▶ _EXERCISE TASK_:
Render the material again word for word, skipping the pictures in it.

▶ _INFORMATION SUPPLIED_:
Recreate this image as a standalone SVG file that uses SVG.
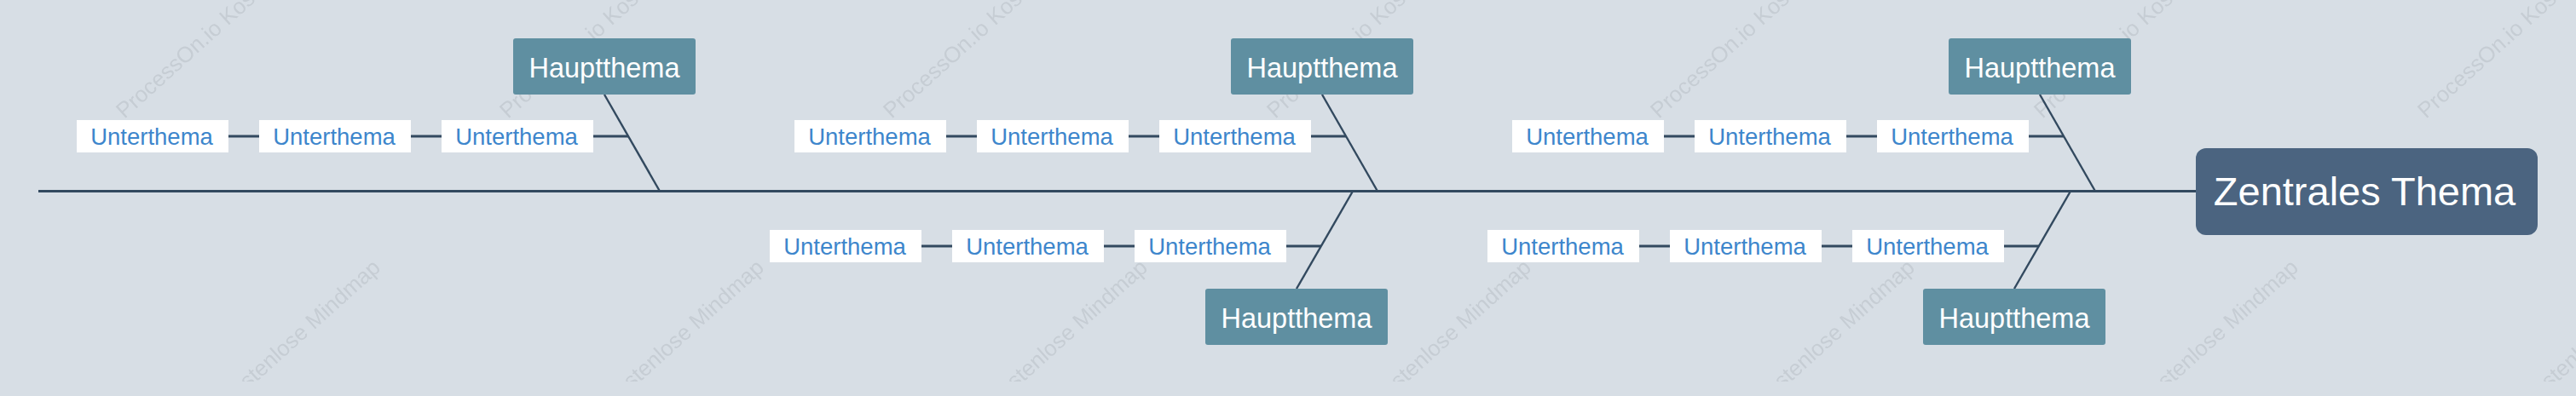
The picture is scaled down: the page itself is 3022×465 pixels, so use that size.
<svg xmlns="http://www.w3.org/2000/svg" width="3022" height="465" viewBox="0 0 3022 465">
<style>
.ln{stroke:#32495f;fill:none;stroke-linecap:butt}
.spine{stroke-width:3}
.diag{stroke-width:2.4}
.sub{stroke-width:3}
.main rect{fill:#5f8fa1}
.main text{fill:#ffffff;font-family:"Liberation Sans",Arial,sans-serif;font-size:32.5px;text-anchor:middle}
.leaf rect{fill:#ffffff}
.leaf text{fill:#3d86cc;font-family:"Liberation Sans",Arial,sans-serif;font-size:27.5px;text-anchor:middle}
.root rect{fill:#4b6480}
.root text{fill:#ffffff;font-family:"Liberation Sans",Arial,sans-serif;font-size:47px;text-anchor:middle}
.wm{fill:#c6cdd4;font-family:"Liberation Sans",Arial,sans-serif;font-size:26px}
</style>
<defs>
<pattern id="wmp" patternUnits="userSpaceOnUse" x="20" y="0" width="450" height="465">
<svg x="0" y="0" width="450" height="448" overflow="hidden">
<text class="wm" x="126" y="140" transform="rotate(-42 126 140)">ProcessOn.io Kostenlose Mindmap</text>
<text class="wm" x="126" y="588" transform="rotate(-42 126 588)">ProcessOn.io Kostenlose Mindmap</text>
</svg>
</pattern>
</defs>
<rect x="0" y="0" width="3022" height="465" fill="#d7dee5"/>
<rect x="0" y="0" width="3022" height="465" fill="url(#wmp)"/>

<g id="connectors">
<line class="ln spine" x1="45" y1="224.5" x2="2576" y2="224.5"/>
<line class="ln diag" x1="709" y1="111" x2="774" y2="224.5"/>
<line class="ln diag" x1="1551" y1="111" x2="1616" y2="224.5"/>
<line class="ln diag" x1="2393" y1="111" x2="2458" y2="224.5"/>
<line class="ln diag" x1="1521" y1="339" x2="1587" y2="224.5"/>
<line class="ln diag" x1="2363" y1="339" x2="2429" y2="224.5"/>
<path class="ln sub" d="M268 160H304M482 160H518M696 160H737"/>
<path class="ln sub" d="M1110 160H1146M1324 160H1360M1538 160H1579"/>
<path class="ln sub" d="M1952 160H1988M2166 160H2202M2380 160H2421"/>
<path class="ln sub" d="M1081 289H1117M1295 289H1331M1509 289H1550"/>
<path class="ln sub" d="M1923 289H1959M2137 289H2173M2351 289H2392"/>
</g>

<g id="root" class="root"><rect x="2576" y="174" width="401" height="102" rx="12"/><text x="2774" y="241">Zentrales Thema</text></g>

<g id="main1" class="main"><rect x="602" y="45" width="214" height="66" rx="3"/><text x="709" y="90.5">Hauptthema</text></g>
<g id="main2" class="main"><rect x="1444" y="45" width="214" height="66" rx="3"/><text x="1551" y="90.5">Hauptthema</text></g>
<g id="main3" class="main"><rect x="2286" y="45" width="214" height="66" rx="3"/><text x="2393" y="90.5">Hauptthema</text></g>
<g id="main4" class="main"><rect x="1414" y="339" width="214" height="66" rx="3"/><text x="1521" y="384.5">Hauptthema</text></g>
<g id="main5" class="main"><rect x="2256" y="339" width="214" height="66" rx="3"/><text x="2363" y="384.5">Hauptthema</text></g>

<g id="sub1a" class="leaf"><rect x="90" y="141" width="178" height="38"/><text x="178" y="170">Unterthema</text></g>
<g id="sub1b" class="leaf"><rect x="304" y="141" width="178" height="38"/><text x="392" y="170">Unterthema</text></g>
<g id="sub1c" class="leaf"><rect x="518" y="141" width="178" height="38"/><text x="606" y="170">Unterthema</text></g>
<g id="sub2a" class="leaf"><rect x="932" y="141" width="178" height="38"/><text x="1020" y="170">Unterthema</text></g>
<g id="sub2b" class="leaf"><rect x="1146" y="141" width="178" height="38"/><text x="1234" y="170">Unterthema</text></g>
<g id="sub2c" class="leaf"><rect x="1360" y="141" width="178" height="38"/><text x="1448" y="170">Unterthema</text></g>
<g id="sub3a" class="leaf"><rect x="1774" y="141" width="178" height="38"/><text x="1862" y="170">Unterthema</text></g>
<g id="sub3b" class="leaf"><rect x="1988" y="141" width="178" height="38"/><text x="2076" y="170">Unterthema</text></g>
<g id="sub3c" class="leaf"><rect x="2202" y="141" width="178" height="38"/><text x="2290" y="170">Unterthema</text></g>
<g id="sub4a" class="leaf"><rect x="903" y="270" width="178" height="38"/><text x="991" y="299">Unterthema</text></g>
<g id="sub4b" class="leaf"><rect x="1117" y="270" width="178" height="38"/><text x="1205" y="299">Unterthema</text></g>
<g id="sub4c" class="leaf"><rect x="1331" y="270" width="178" height="38"/><text x="1419" y="299">Unterthema</text></g>
<g id="sub5a" class="leaf"><rect x="1745" y="270" width="178" height="38"/><text x="1833" y="299">Unterthema</text></g>
<g id="sub5b" class="leaf"><rect x="1959" y="270" width="178" height="38"/><text x="2047" y="299">Unterthema</text></g>
<g id="sub5c" class="leaf"><rect x="2173" y="270" width="178" height="38"/><text x="2261" y="299">Unterthema</text></g>
</svg>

▶ _TASK SOLUTION_:
Recreate this image as a standalone SVG file that uses SVG.
The picture is scaled down: the page itself is 3022×465 pixels, so use that size.
<svg xmlns="http://www.w3.org/2000/svg" width="3022" height="465" viewBox="0 0 3022 465">
<style>
.ln{stroke:#32495f;fill:none;stroke-linecap:butt}
.spine{stroke-width:3}
.diag{stroke-width:2.4}
.sub{stroke-width:3}
.main rect{fill:#5f8fa1}
.main text{fill:#ffffff;font-family:"Liberation Sans",Arial,sans-serif;font-size:32.5px;text-anchor:middle}
.leaf rect{fill:#ffffff}
.leaf text{fill:#3d86cc;font-family:"Liberation Sans",Arial,sans-serif;font-size:27.5px;text-anchor:middle}
.root rect{fill:#4b6480}
.root text{fill:#ffffff;font-family:"Liberation Sans",Arial,sans-serif;font-size:47px;text-anchor:middle}
.wm{fill:#c6cdd4;font-family:"Liberation Sans",Arial,sans-serif;font-size:26px}
</style>
<defs>
<pattern id="wmp" patternUnits="userSpaceOnUse" x="20" y="0" width="450" height="465">
<svg x="0" y="0" width="450" height="448" overflow="hidden">
<text class="wm" x="126" y="140" transform="rotate(-42 126 140)">ProcessOn.io Kostenlose Mindmap</text>
<text class="wm" x="126" y="588" transform="rotate(-42 126 588)">ProcessOn.io Kostenlose Mindmap</text>
</svg>
</pattern>
</defs>
<rect x="0" y="0" width="3022" height="465" fill="#d7dee5"/>
<rect x="0" y="0" width="3022" height="465" fill="url(#wmp)"/>

<g id="connectors">
<line class="ln spine" x1="45" y1="224.5" x2="2576" y2="224.5"/>
<line class="ln diag" x1="709" y1="111" x2="774" y2="224.5"/>
<line class="ln diag" x1="1551" y1="111" x2="1616" y2="224.5"/>
<line class="ln diag" x1="2393" y1="111" x2="2458" y2="224.5"/>
<line class="ln diag" x1="1521" y1="339" x2="1587" y2="224.5"/>
<line class="ln diag" x1="2363" y1="339" x2="2429" y2="224.5"/>
<path class="ln sub" d="M268 160H304M482 160H518M696 160H737"/>
<path class="ln sub" d="M1110 160H1146M1324 160H1360M1538 160H1579"/>
<path class="ln sub" d="M1952 160H1988M2166 160H2202M2380 160H2421"/>
<path class="ln sub" d="M1081 289H1117M1295 289H1331M1509 289H1550"/>
<path class="ln sub" d="M1923 289H1959M2137 289H2173M2351 289H2392"/>
</g>

<g id="root" class="root"><rect x="2576" y="174" width="401" height="102" rx="12"/><text x="2774" y="241">Zentrales Thema</text></g>

<g id="main1" class="main"><rect x="602" y="45" width="214" height="66" rx="3"/><text x="709" y="90.5">Hauptthema</text></g>
<g id="main2" class="main"><rect x="1444" y="45" width="214" height="66" rx="3"/><text x="1551" y="90.5">Hauptthema</text></g>
<g id="main3" class="main"><rect x="2286" y="45" width="214" height="66" rx="3"/><text x="2393" y="90.5">Hauptthema</text></g>
<g id="main4" class="main"><rect x="1414" y="339" width="214" height="66" rx="3"/><text x="1521" y="384.5">Hauptthema</text></g>
<g id="main5" class="main"><rect x="2256" y="339" width="214" height="66" rx="3"/><text x="2363" y="384.5">Hauptthema</text></g>

<g id="sub1a" class="leaf"><rect x="90" y="141" width="178" height="38"/><text x="178" y="170">Unterthema</text></g>
<g id="sub1b" class="leaf"><rect x="304" y="141" width="178" height="38"/><text x="392" y="170">Unterthema</text></g>
<g id="sub1c" class="leaf"><rect x="518" y="141" width="178" height="38"/><text x="606" y="170">Unterthema</text></g>
<g id="sub2a" class="leaf"><rect x="932" y="141" width="178" height="38"/><text x="1020" y="170">Unterthema</text></g>
<g id="sub2b" class="leaf"><rect x="1146" y="141" width="178" height="38"/><text x="1234" y="170">Unterthema</text></g>
<g id="sub2c" class="leaf"><rect x="1360" y="141" width="178" height="38"/><text x="1448" y="170">Unterthema</text></g>
<g id="sub3a" class="leaf"><rect x="1774" y="141" width="178" height="38"/><text x="1862" y="170">Unterthema</text></g>
<g id="sub3b" class="leaf"><rect x="1988" y="141" width="178" height="38"/><text x="2076" y="170">Unterthema</text></g>
<g id="sub3c" class="leaf"><rect x="2202" y="141" width="178" height="38"/><text x="2290" y="170">Unterthema</text></g>
<g id="sub4a" class="leaf"><rect x="903" y="270" width="178" height="38"/><text x="991" y="299">Unterthema</text></g>
<g id="sub4b" class="leaf"><rect x="1117" y="270" width="178" height="38"/><text x="1205" y="299">Unterthema</text></g>
<g id="sub4c" class="leaf"><rect x="1331" y="270" width="178" height="38"/><text x="1419" y="299">Unterthema</text></g>
<g id="sub5a" class="leaf"><rect x="1745" y="270" width="178" height="38"/><text x="1833" y="299">Unterthema</text></g>
<g id="sub5b" class="leaf"><rect x="1959" y="270" width="178" height="38"/><text x="2047" y="299">Unterthema</text></g>
<g id="sub5c" class="leaf"><rect x="2173" y="270" width="178" height="38"/><text x="2261" y="299">Unterthema</text></g>
</svg>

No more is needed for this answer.